Hey, look, several years after that, go to Deltec's website. "Ultra sophisticated private banking" running on a different WordPress site. "Client login"? "This site can’t be reached Check if there is a typo in ebanking.deltecbank.com. DNS_PROBE_FINISHED_NXDOMAIN". Just as has been the case for years.
"Sounds legit to me" say the bros.
Otherwise I'm not sure how you can be so certain.
Take your conspiratorial trutherism elsewhere.
On a timeline deemed appropriate by the law makers is making a lot of heavy lifting here. The (GOP) lawmakers won't lift a finger to do anything unless the Leader says so.
Like, even Enron and Wirecard passed audits, so it's pretty weird that Tether can't.
To me the obvious explanation is that they would not pass an honest audit, and hope having the CEO of their primary brokerage in the Cabinet will help them cheat.

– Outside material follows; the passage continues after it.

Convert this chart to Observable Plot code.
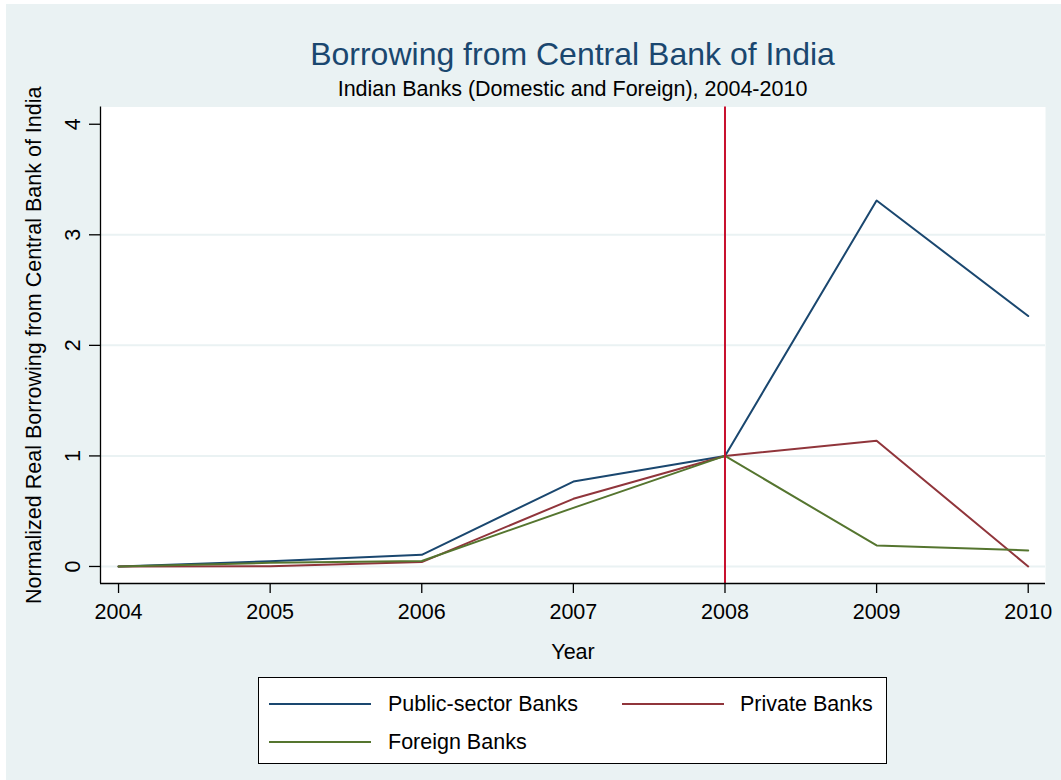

Trump squeezed Intel for 10%, bullied Tiktok into a sale, and is ordering extrajudicial killings not that far away from the Bahamas.
What is to stop him saying: Tether is sketchily governed (seems true), is secretive and unaudited (seems true?), and holds far too much debt for the USA to be secure (could well be true) — "this is against our national security interests"?
$135bn that Congress can't touch must be really tempting. What stops him just taking it?
Especially since his sense of "national security interests" includes Canada making fun of the USA with clips of Reagan.
(I'm not sure that it would even be the wrong thing to do in a more structured, legal way at least)
mortgages arr regulated, this should be as well.